Some PIC32 MCUs have a reference clock generation module that can be used to generate master clocks for audio DACs. This module also can be used internally as a clock source for the serial interface. It can be adjusted to tune the sample rate with good resolution to prevent buffer underrun and overrun.

This is the lowest-cost solution that also achieves low power. Alternatively, other PIC32 MCUs and dsPIC33E DSCs have a flexible independent system clock PLL and a USB clock PLL with independent clock sources. The USB PLL can be clocked with an external crystal to achieve the exact 48-MHz USB clock that’s required.

The system clock can be sourced from the fast RC (FRC) clock. On the PIC32 and dsPIC33E devices, the FRC clock is tunable and can be configured to tune the DAC clocks. This prevents buffer underrun and overrun while maintaining an acceptable DAC sample rate with a swing range of 0.2%.

Conclusion

The dock or device accessory needs to adapt to the sample rate of the source or convert the sampled data stream into a common data rate. Loss of quality due to USB clock mismatch must be addressed by tuning the sample rate. The onus of SRC and the sample rate tuning to prevent the buffer overrun and underrun can be transferred to the main processing unit, such as an MCU, rather than external chips to reduce the system cost while still maintaining high audio quality.

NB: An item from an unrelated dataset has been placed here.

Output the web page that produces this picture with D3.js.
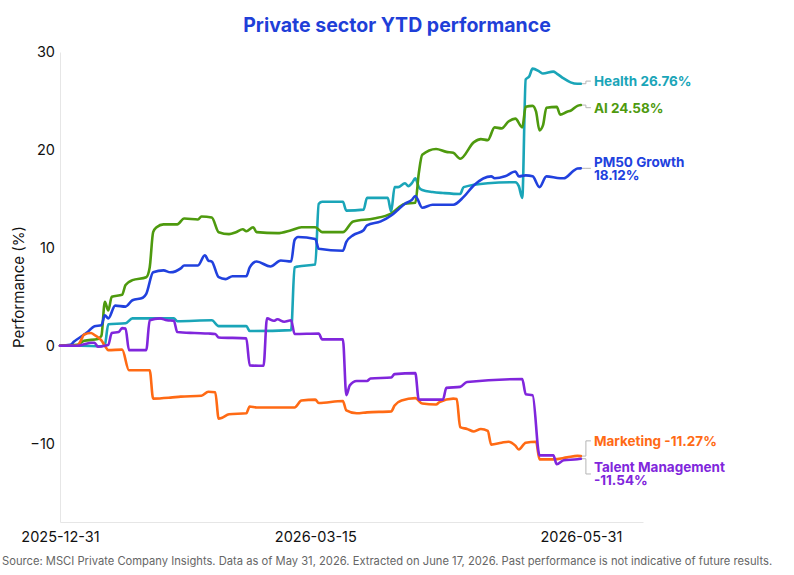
<!DOCTYPE html>
<html>
<head>
<meta charset="utf-8">
<script src="https://cdn.jsdelivr.net/npm/d3@7"></script>
<style>
  body { margin: 0; background: #fff; }
  svg { display: block; font-family: Inter, "Noto Sans", sans-serif; }
</style>
</head>
<body>
<script>
// series data (YTD performance in %)
const seriesNames = ["Health", "AI", "PM50 Growth", "Marketing", "Talent Management"];
const seriesColors = ["#1aa5b8", "#4e9a0e", "#2141de", "#ff6a14", "#8026dc"];

const healthDates = ["2025-12-31","2026-01-06","2026-01-12","2026-01-13","2026-01-14","2026-01-19","2026-01-21","2026-02-02","2026-02-03","2026-02-13","2026-02-15","2026-02-23","2026-02-24","2026-03-08","2026-03-09","2026-03-10","2026-03-15","2026-03-16","2026-03-17","2026-03-23","2026-03-24","2026-03-29","2026-03-30","2026-04-05","2026-04-06","2026-04-07","2026-04-08","2026-04-10","2026-04-11","2026-04-12","2026-04-13","2026-04-14","2026-04-15","2026-04-18","2026-04-21","2026-04-26","2026-04-27","2026-05-04","2026-05-12","2026-05-13","2026-05-14","2026-05-15","2026-05-16","2026-05-17","2026-05-19","2026-05-20","2026-05-23","2026-05-24","2026-05-26","2026-05-28","2026-05-30","2026-05-31"];
const healthValues = [0,0,-0.05,0.1,2.2,2.3,2.8,2.8,2.5,2.6,2.0,2.0,1.5,1.6,8.0,8.1,8.3,14.5,14.7,14.7,13.8,13.9,15.1,15.1,13.7,16.2,16.2,16.6,16.3,16.6,17.1,16.2,15.9,15.7,15.6,15.5,16.2,16.6,16.7,16.3,15.1,27.2,27.5,28.3,28.0,27.8,28.0,27.8,27.3,26.9,26.75,26.76];

const aiDates = ["2025-12-31","2026-01-05","2026-01-07","2026-01-11","2026-01-12","2026-01-13","2026-01-14","2026-01-15","2026-01-18","2026-01-19","2026-01-21","2026-01-25","2026-01-26","2026-01-27","2026-01-28","2026-01-30","2026-02-03","2026-02-05","2026-02-09","2026-02-10","2026-02-13","2026-02-15","2026-02-18","2026-02-20","2026-02-22","2026-02-23","2026-02-25","2026-02-26","2026-03-04","2026-03-08","2026-03-11","2026-03-15","2026-03-17","2026-03-23","2026-03-26","2026-04-01","2026-04-06","2026-04-10","2026-04-13","2026-04-14","2026-04-15","2026-04-19","2026-04-22","2026-04-24","2026-04-26","2026-04-30","2026-05-02","2026-05-04","2026-05-06","2026-05-08","2026-05-10","2026-05-12","2026-05-14","2026-05-15","2026-05-17","2026-05-18","2026-05-19","2026-05-20","2026-05-21","2026-05-24","2026-05-25","2026-05-27","2026-05-28","2026-05-30","2026-05-31"];
const aiValues = [0,0.1,0.5,0.7,1.0,4.5,3.6,5.0,5.2,6.2,6.7,7.0,8.0,11.6,12.1,12.4,12.4,13.0,12.9,13.2,13.1,11.6,11.4,11.6,11.9,11.7,12.1,11.6,11.5,11.8,12.1,12.1,11.6,11.6,12.7,13.0,13.5,14.5,14.6,17.6,19.5,20.1,19.8,19.7,19.1,20.8,21.1,21.0,22.3,22.2,22.9,23.2,22.3,24.4,24.5,23.9,22.0,22.5,24.3,24.4,23.6,23.9,24.0,24.5,24.58];

const pm50Dates = ["2025-12-31","2026-01-03","2026-01-04","2026-01-08","2026-01-10","2026-01-12","2026-01-13","2026-01-14","2026-01-16","2026-01-19","2026-01-21","2026-01-24","2026-01-25","2026-01-27","2026-01-30","2026-02-01","2026-02-04","2026-02-05","2026-02-09","2026-02-11","2026-02-12","2026-02-13","2026-02-15","2026-02-17","2026-02-19","2026-02-23","2026-02-24","2026-02-26","2026-03-02","2026-03-05","2026-03-08","2026-03-09","2026-03-10","2026-03-15","2026-03-16","2026-03-23","2026-03-24","2026-03-26","2026-03-29","2026-03-30","2026-04-03","2026-04-06","2026-04-08","2026-04-10","2026-04-12","2026-04-13","2026-04-15","2026-04-18","2026-04-24","2026-04-27","2026-04-30","2026-05-05","2026-05-06","2026-05-09","2026-05-12","2026-05-13","2026-05-15","2026-05-17","2026-05-19","2026-05-21","2026-05-25","2026-05-26","2026-05-29","2026-05-30","2026-05-31"];
const pm50Values = [0,0.1,0.4,1.4,2.0,2.1,3.1,2.8,4.1,4.0,4.65,4.9,5.3,7.5,7.7,7.5,7.9,8.2,8.2,9.25,8.7,8.6,7.0,6.8,7.1,7.1,8.0,8.6,8.1,8.7,8.6,10.8,11.1,10.9,9.9,9.7,10.6,11.3,11.8,12.3,12.7,13.3,13.9,14.5,14.9,15.3,14.1,14.4,14.4,15.2,16.4,17.3,17.1,17.3,17.8,17.3,17.4,17.3,16.2,17.3,17.1,17.1,17.9,18.1,18.12];

const marketingDates = ["2025-12-31","2026-01-05","2026-01-06","2026-01-07","2026-01-09","2026-01-10","2026-01-12","2026-01-13","2026-01-14","2026-01-18","2026-01-20","2026-01-26","2026-01-27","2026-02-01","2026-02-04","2026-02-10","2026-02-12","2026-02-14","2026-02-15","2026-02-16","2026-02-18","2026-02-23","2026-02-24","2026-02-26","2026-03-09","2026-03-11","2026-03-15","2026-03-16","2026-03-23","2026-03-24","2026-03-27","2026-03-30","2026-04-06","2026-04-07","2026-04-09","2026-04-13","2026-04-15","2026-04-19","2026-04-20","2026-04-24","2026-04-25","2026-04-26","2026-04-28","2026-04-30","2026-05-02","2026-05-04","2026-05-05","2026-05-08","2026-05-10","2026-05-12","2026-05-13","2026-05-15","2026-05-18","2026-05-19","2026-05-23","2026-05-27","2026-05-30","2026-05-31"];
const marketingValues = [0,0,0.5,1.15,1.3,1.1,0.55,0,-0.45,-0.4,-2.5,-2.5,-5.4,-5.3,-5.2,-5.1,-4.7,-4.75,-7.45,-7.35,-7.0,-6.9,-6.2,-6.3,-6.3,-5.6,-5.5,-5.85,-5.65,-6.6,-6.9,-6.8,-6.7,-6.1,-5.6,-5.35,-5.9,-6.0,-5.75,-5.4,-5.45,-8.3,-8.5,-8.75,-8.5,-8.7,-10.1,-9.9,-9.8,-10.2,-10.6,-9.9,-9.8,-11.6,-11.6,-11.4,-11.25,-11.27];

const talentDates = ["2025-12-31","2026-01-05","2026-01-07","2026-01-09","2026-01-10","2026-01-11","2026-01-13","2026-01-14","2026-01-15","2026-01-17","2026-01-18","2026-01-19","2026-01-20","2026-01-25","2026-01-26","2026-01-29","2026-01-31","2026-02-02","2026-02-03","2026-02-08","2026-02-12","2026-02-14","2026-02-15","2026-02-23","2026-02-24","2026-02-28","2026-03-01","2026-03-03","2026-03-04","2026-03-06","2026-03-08","2026-03-09","2026-03-16","2026-03-17","2026-03-23","2026-03-24","2026-03-25","2026-03-27","2026-03-30","2026-03-31","2026-04-06","2026-04-07","2026-04-13","2026-04-14","2026-04-21","2026-04-22","2026-04-26","2026-04-28","2026-05-14","2026-05-15","2026-05-17","2026-05-19","2026-05-23","2026-05-24","2026-05-26","2026-05-30","2026-05-31"];
const talentValues = [0,0,0.15,0.3,0.3,-0.1,0,0.1,1.3,1.4,1.8,1.75,-0.45,-0.45,2.6,2.8,2.6,2.55,1.4,1.3,1.25,1.2,0.85,0.75,-2.0,-2.05,2.8,2.55,2.7,2.45,2.6,1.2,1.25,0.65,0.65,-5.05,-4.05,-3.6,-3.6,-3.35,-3.25,-2.9,-2.8,-5.5,-5.5,-4.3,-4.2,-3.7,-3.4,-4.95,-5.05,-11.2,-11.2,-12.1,-11.7,-11.6,-11.54];

const xTickLabels = ["2025-12-31", "2026-03-15", "2026-05-31"];
const yTickValues = [-10, 0, 10, 20, 30];

const w = 794;
const h = 575;
const margin = {top: 52, right: 151, bottom: 53, left: 60};

const parse = d3.timeParse("%Y-%m-%d");

const series = [
  {name: seriesNames[0], color: seriesColors[0], dates: healthDates, values: healthValues},
  {name: seriesNames[1], color: seriesColors[1], dates: aiDates, values: aiValues},
  {name: seriesNames[2], color: seriesColors[2], dates: pm50Dates, values: pm50Values},
  {name: seriesNames[3], color: seriesColors[3], dates: marketingDates, values: marketingValues},
  {name: seriesNames[4], color: seriesColors[4], dates: talentDates, values: talentValues}
].map(s => ({...s, points: s.dates.map((d, i) => ({date: parse(d), value: s.values[i]}))}));

const svg = d3.select("body")
              .append("svg")
              .attr("width", w)
              .attr("height", h);

const xScale = d3.scaleTime([parse("2025-12-31"), parse("2026-06-18")], [margin.left, w - margin.right]);
const yScale = d3.scaleLinear([-18, 30], [h - margin.bottom, margin.top]);

// title
svg.append("text")
   .attr("x", w / 2)
   .attr("y", 32)
   .attr("text-anchor", "middle")
   .attr("font-size", 19.5)
   .attr("font-weight", 700)
   .attr("fill", "#1f3fd8")
   .text("Private sector YTD performance");

// axes
const xAxis = d3.axisBottom(xScale)
                .tickValues(xTickLabels.map(parse))
                .tickSize(0)
                .tickPadding(10)
                .tickFormat(d3.timeFormat("%Y-%m-%d"));
const yAxis = d3.axisLeft(yScale)
                .tickValues(yTickValues)
                .tickSize(0)
                .tickPadding(5);

const gx = svg.append("g")
              .attr("transform", `translate(0, ${h - margin.bottom})`)
              .call(xAxis);
const gy = svg.append("g")
              .attr("transform", `translate(${margin.left}, 0)`)
              .call(yAxis);

[gx, gy].forEach(g => {
  g.select(".domain").attr("stroke", "#e6e6e6");
  g.selectAll("text")
   .attr("font-family", "Inter, sans-serif")
   .attr("font-size", 14.5)
   .attr("fill", "#111");
});

svg.append("text")
   .attr("transform", `translate(18, ${(margin.top + h - margin.bottom) / 2}) rotate(-90)`)
   .attr("text-anchor", "middle")
   .attr("dominant-baseline", "central")
   .attr("font-size", 15)
   .attr("fill", "#111")
   .text("Performance (%)");

// lines
const line = d3.line()
               .x(d => xScale(d.date))
               .y(d => yScale(d.value))
               .curve(d3.curveMonotoneX);

svg.append("g")
   .selectAll("path")
   .data(series)
   .enter()
   .append("path")
   .attr("d", d => line(d.points))
   .attr("fill", "none")
   .attr("stroke", d => d.color)
   .attr("stroke-width", 2.6)
   .attr("stroke-linejoin", "round")
   .attr("stroke-linecap", "round");

// end labels, nudged apart so they don't overlap
const lineH = 13;
const gap = 13.6;
const labelG = svg.append("g");
const labels = series.map(s => {
  const last = s.points[s.points.length - 1];
  return {s, x: xScale(last.date), y0: yScale(last.value), text: `${s.name} ${last.value.toFixed(2)}%`, value: last.value};
});

const measure = svg.append("text").attr("font-size", 13.5).attr("font-weight", 700);
labels.forEach(l => {
  measure.text(l.text);
  l.lines = measure.node().getComputedTextLength() > 132
    ? [l.s.name, `${l.value.toFixed(2)}%`]
    : [l.text];
  l.height = l.lines.length * lineH;
  l.y = l.y0;
});
measure.remove();

labels.sort((a, b) => a.y0 - b.y0);
for (let iter = 0; iter < 20; iter++) {
  for (let i = 1; i < labels.length; i++) {
    const a = labels[i - 1], b = labels[i];
    const need = (a.height + b.height) / 2 + gap;
    const overlap = need - (b.y - a.y);
    if (overlap > 0) {
      a.y -= overlap / 2;
      b.y += overlap / 2;
    }
  }
}

labels.forEach(l => {
  labelG.append("path")
        .attr("d", `M${l.x + 1},${l.y0}H${l.x + 5}V${l.y}H${l.x + 10}`)
        .attr("fill", "none")
        .attr("stroke", "#b5b5b5")
        .attr("stroke-width", 1);
  const top = l.y - (l.lines.length - 1) * lineH / 2;
  const t = labelG.append("text")
                  .attr("font-size", 13.5)
                  .attr("font-weight", 700)
                  .attr("fill", l.s.color);
  l.lines.forEach((txt, i) => {
    t.append("tspan")
     .attr("x", l.x + 13)
     .attr("y", top + i * lineH)
     .attr("dy", "0.36em")
     .text(txt);
  });
});

// footnote
svg.append("text")
   .attr("x", 2)
   .attr("y", 565)
   .attr("font-size", 11.2)
   .attr("fill", "#666")
   .text("Source: MSCI Private Company Insights. Data as of May 31, 2026. Extracted on June 17, 2026. Past performance is not indicative of future results.");
</script>
</body>
</html>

A 32-bit MCU or 16-bit DSC with adequate power to perform SRC and interface with a low-cost, high-quality audio DAC can also prevent any audio-quality degradation due to USB clock differences by tuning the sample rate. The versatility and flexibility of features on high-performance MCUs like the PIC32 MCU or dsPIC33E DSC devices can be used to deliver a professional audio-quality solution while keeping the cost and power consumption low.